Last year’s season was cancelled due to the loss of the curling club’s ice technician, who moved to Fort St. John.
Club president Garciete Folster explains that the contract with the Recreation Centre was also up for renewal last year, which compounded the problems the club faced and weighed heavily into the decision to forgo the 2012 season.
“When our technician left we didn’t have anybody to install the ice and our contract was also up for renewal with the rec. centre. We didn’t have a tech., they didn’t have a tech., and we had no way of getting the ice,” Folster said.
As a result, the curling patch remained bare for the entire winter for the first time since the construction of the building.
A member of the curling club has always maintained the ice at the facility. The Recreation Centre does not have a staff member trained to do this work.
In order for the 2013 season to take off, volunteer and local retiree Bert Sampson stepped forward to install the ice for the club on a temporary basis. It won’t be long before he will be getting some world-class help.
To solve this problem for the future, the club has arranged to have Jaime Bourassa, chief ice technician for the Canadian Curling Association, come to Chetwynd to run a five-day Level 1 Ice Technician course.
Folster encourages people to come out to the AGM if they would like to obtain further information about the course and how to take part.
“We’ve opened it up to other clubs to send people as well to hopefully help offset our costs.”
As part of the course, Bourassa will be installing the ice for the upcoming season.
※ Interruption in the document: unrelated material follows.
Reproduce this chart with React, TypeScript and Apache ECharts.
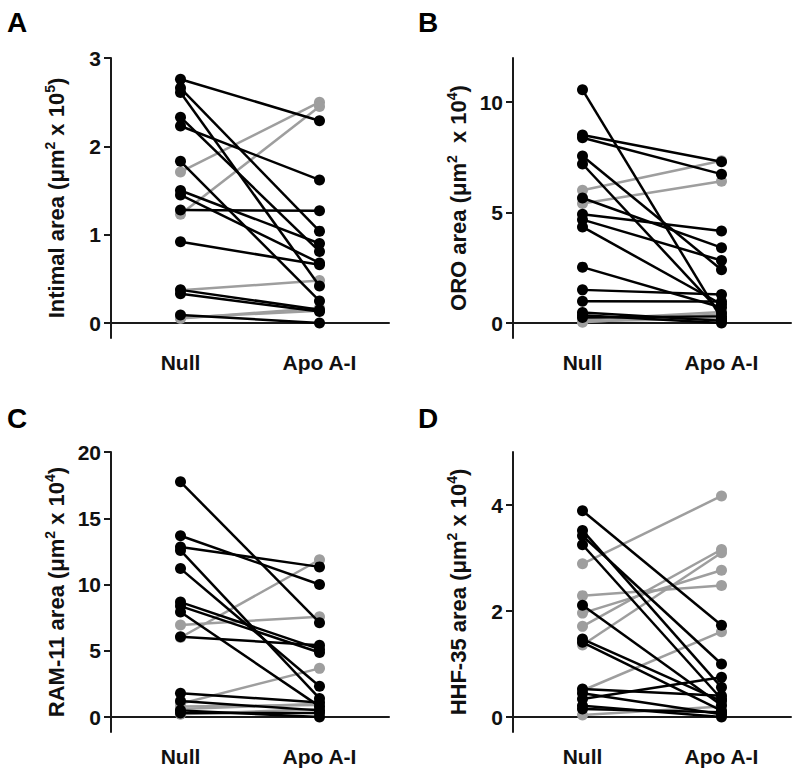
import React, { useEffect, useRef } from "react";
import * as echarts from "echarts";

const CATEGORIES = ["Null", "Apo A-I"];

// Panel A: Intimal area (µm² x 10^5)
const A_NULL_BLACK = [2.76, 2.66, 2.61, 2.33, 2.23, 1.83, 1.50, 1.45, 1.28, 0.92, 0.375, 0.33, 0.09];
const A_APO_BLACK = [2.29, 1.04, 0.42, 0.81, 1.62, 0.25, 0.90, 0.68, 1.27, 0.66, 0.15, 0.13, 0.0];
const A_NULL_GRAY = [1.71, 1.23, 0.37, 0.06, 0.05];
const A_APO_GRAY = [2.50, 2.45, 0.48, 0.14, 0.17];
const A_TICKS = [0, 1, 2, 3];

// Panel B: ORO area (µm² x 10^4)
const B_NULL_BLACK = [10.56, 8.51, 8.39, 7.56, 7.20, 5.66, 4.92, 4.68, 4.35, 2.53, 1.50, 0.98, 0.48, 0.35, 0.25];
const B_APO_BLACK = [0.20, 7.30, 6.74, 2.41, 0.45, 3.41, 4.17, 2.83, 0.85, 0.70, 1.29, 0.97, 0.10, 0.0, 0.30];
const B_NULL_GRAY = [6.01, 5.41, 0.15, 0.03, 0.08];
const B_APO_GRAY = [7.35, 6.42, 0.50, 0.40, 0.20];
const B_TICKS = [0, 5, 10];

// Panel C: RAM-11 area (µm² x 10^4)
const C_NULL_BLACK = [17.75, 13.68, 12.83, 12.57, 11.2, 8.67, 8.37, 7.92, 6.05, 1.8, 1.2, 0.5, 0.3];
const C_APO_BLACK = [7.12, 10.0, 11.33, 1.40, 2.32, 5.12, 4.87, 0.80, 5.42, 1.10, 0.50, 0.0, 0.30];
const C_NULL_GRAY = [6.95, 6.0, 1.0, 0.8, 0.6, 0.2];
const C_APO_GRAY = [7.57, 11.87, 3.67, 0.9, 1.0, 0.6];
const C_TICKS = [0, 5, 10, 15, 20];

// Panel D: HHF-35 area (µm² x 10^4)
const D_NULL_BLACK = [3.89, 3.52, 3.42, 3.25, 2.11, 1.47, 1.41, 0.53, 0.45, 0.34, 0.21, 0.15];
const D_APO_BLACK = [1.73, 0.56, 1.00, 0.34, 0.22, 0.30, 0.12, 0.40, 0.05, 0.75, 0.0, 0.09];
const D_NULL_GRAY = [2.89, 2.29, 1.96, 1.71, 1.36, 0.50, 0.04];
const D_APO_GRAY = [4.17, 2.48, 2.77, 3.16, 3.10, 1.61, 0.20];
const D_TICKS = [0, 2, 4];

const FONT = "'Liberation Sans', Arial, Helvetica, sans-serif";
const AXIS_COLOR = "#1a1a1a";
const BLACK = "#000000";
const GRAY = "#9e9e9e";

type Panel = {
  letter: string;
  title: string;
  mid: string;
  sup: string;
  nullBlack: number[];
  apoBlack: number[];
  nullGray: number[];
  apoGray: number[];
  ticks: number[];
  max: number;
};

const PANELS: Panel[] = [
  { letter: "A", title: "Intimal area (\u03bcm", mid: " x 10", sup: "5", nullBlack: A_NULL_BLACK, apoBlack: A_APO_BLACK, nullGray: A_NULL_GRAY, apoGray: A_APO_GRAY, ticks: A_TICKS, max: 3 },
  { letter: "B", title: "ORO area (\u03bcm", mid: "  x 10", sup: "4", nullBlack: B_NULL_BLACK, apoBlack: B_APO_BLACK, nullGray: B_NULL_GRAY, apoGray: B_APO_GRAY, ticks: B_TICKS, max: 12 },
  { letter: "C", title: "RAM-11 area (\u03bcm", mid: " x 10", sup: "4", nullBlack: C_NULL_BLACK, apoBlack: C_APO_BLACK, nullGray: C_NULL_GRAY, apoGray: C_APO_GRAY, ticks: C_TICKS, max: 20 },
  { letter: "D", title: "HHF-35 area (\u03bcm", mid: " x 10", sup: "4", nullBlack: D_NULL_BLACK, apoBlack: D_APO_BLACK, nullGray: D_NULL_GRAY, apoGray: D_APO_GRAY, ticks: D_TICKS, max: 5 },
];

const GRID_POS = [
  { left: 111, top: 58 },
  { left: 513, top: 58 },
  { left: 111, top: 452 },
  { left: 513, top: 452 },
];
const LETTER_POS = [
  { x: 7, y: 8 },
  { x: 418, y: 8 },
  { x: 7, y: 404 },
  { x: 418, y: 404 },
];
const GRID_W = 278;
const GRID_H = 280;
const ZERO_OFFSET = 15;

export default function App() {
  const ref = useRef<HTMLDivElement>(null);

  useEffect(() => {
    if (!ref.current) return;
    const chart = echarts.init(ref.current, undefined, { renderer: "svg" });

    const grids: any[] = [];
    const xAxes: any[] = [];
    const yAxes: any[] = [];
    const series: any[] = [];
    const graphics: any[] = [];

    PANELS.forEach((p, i) => {
      const g = GRID_POS[i];
      grids.push({ left: g.left, top: g.top, width: GRID_W, height: GRID_H, containLabel: false });
      xAxes.push({
        type: "category",
        gridIndex: i,
        data: CATEGORIES,
        boundaryGap: true,
        axisLine: { lineStyle: { color: AXIS_COLOR, width: 2 } },
        axisTick: { alignWithLabel: true, length: 7, lineStyle: { color: AXIS_COLOR, width: 2 } },
        axisLabel: { color: "#111", fontSize: 21, fontWeight: "bold", fontFamily: FONT, margin: 14 },
        splitLine: { show: false },
      });
      const min = -(ZERO_OFFSET / (GRID_H - ZERO_OFFSET)) * p.max;
      yAxes.push({
        type: "value",
        gridIndex: i,
        min,
        max: p.max,
        axisLine: { show: true, lineStyle: { color: AXIS_COLOR, width: 2 } },
        axisTick: { show: true, length: 7, customValues: p.ticks, lineStyle: { color: AXIS_COLOR, width: 2 } },
        axisLabel: { customValues: p.ticks, color: "#111", fontSize: 21, fontWeight: "bold", fontFamily: FONT, margin: 10 },
        splitLine: { show: false },
        name: `{t|${p.title}}{s|2}{t|${p.mid}}{s|${p.sup}}{t|)}`,
        nameLocation: "middle",
        nameGap: 44,
        nameRotate: 90,
        nameTextStyle: {
          rich: {
            t: { fontSize: 22, fontWeight: "bold", fontFamily: FONT, color: "#111", verticalAlign: "bottom", lineHeight: 24 },
            s: { fontSize: 14, fontWeight: "bold", fontFamily: FONT, color: "#111", verticalAlign: "top", lineHeight: 14 },
          },
        },
      });

      p.nullGray.forEach((n, k) => {
        series.push({
          type: "line",
          xAxisIndex: i,
          yAxisIndex: i,
          data: [n, p.apoGray[k]],
          symbol: "circle",
          symbolSize: 11,
          lineStyle: { color: GRAY, width: 2.5 },
          itemStyle: { color: GRAY },
          z: 2,
        });
      });
      p.nullBlack.forEach((n, k) => {
        series.push({
          type: "line",
          xAxisIndex: i,
          yAxisIndex: i,
          data: [n, p.apoBlack[k]],
          symbol: "circle",
          symbolSize: 11,
          lineStyle: { color: BLACK, width: 2.5 },
          itemStyle: { color: BLACK },
          z: 3,
        });
      });

      graphics.push({
        type: "text",
        left: LETTER_POS[i].x,
        top: LETTER_POS[i].y,
        style: { text: p.letter, fontSize: 28, fontWeight: "bold", fontFamily: FONT, fill: "#000" },
      });
    });

    chart.setOption({
      animation: false,
      backgroundColor: "#ffffff",
      grid: grids,
      xAxis: xAxes,
      yAxis: yAxes,
      series,
      graphic: graphics,
    });

    return () => chart.dispose();
  }, []);

  return (
    <div
      ref={ref}
      style={{ position: "fixed", left: 0, top: 0, width: 800, height: 776, background: "#fff" }}
    />
  );
}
A member of the club will be taking part in the training, and using their newfound knowledge to assist Sampson throughout the year with the maintenance.
The upcoming AGM will play a big role in deciding how the 2013–2014 league schedule shapes up. The number of people registered will determine just how many leagues are warranted and what the schedule of play will look like.
It will be an important meeting for the group, starting a renewed season after many of their members spent last winter’s long months lamenting the loss of the game.
But also, the turnout at the AGM could have a monetary benefit.
The Chetwynd curling club plans to apply for a BC lotteries grant in February. The clubs attendance numbers at their AGM will factor into whether or not they are successful in receiving this funding.
“We are really encouraging people to come to the AGM,” Folster said.
“A lot of the [BC Lotteries] approvals are based on your AGM attendance numbers. We really want people to attend so that we can look at what’s going to work for people.”
Tentatively a schedule has been drawn up for four leagues that would begin on Tuesday nights, with a ladies league. Wednesday nights are temporarily set aside for either a mixed league,a league for locally sponsored teams or both, and Thursday nights are set aside for a men’s league.
“[It] will all be based on how many members we get,” says Folster. “If we only have two men’s teams registered, or two ladies teams registered, you can’t do a league night. So those men could maybe join the mixed league. We’ll have to figure that out. If we only have a few mixed teams then they will join either the men’s or ladies league. The AGM is really trying to get a sense of where we are at for numbers.”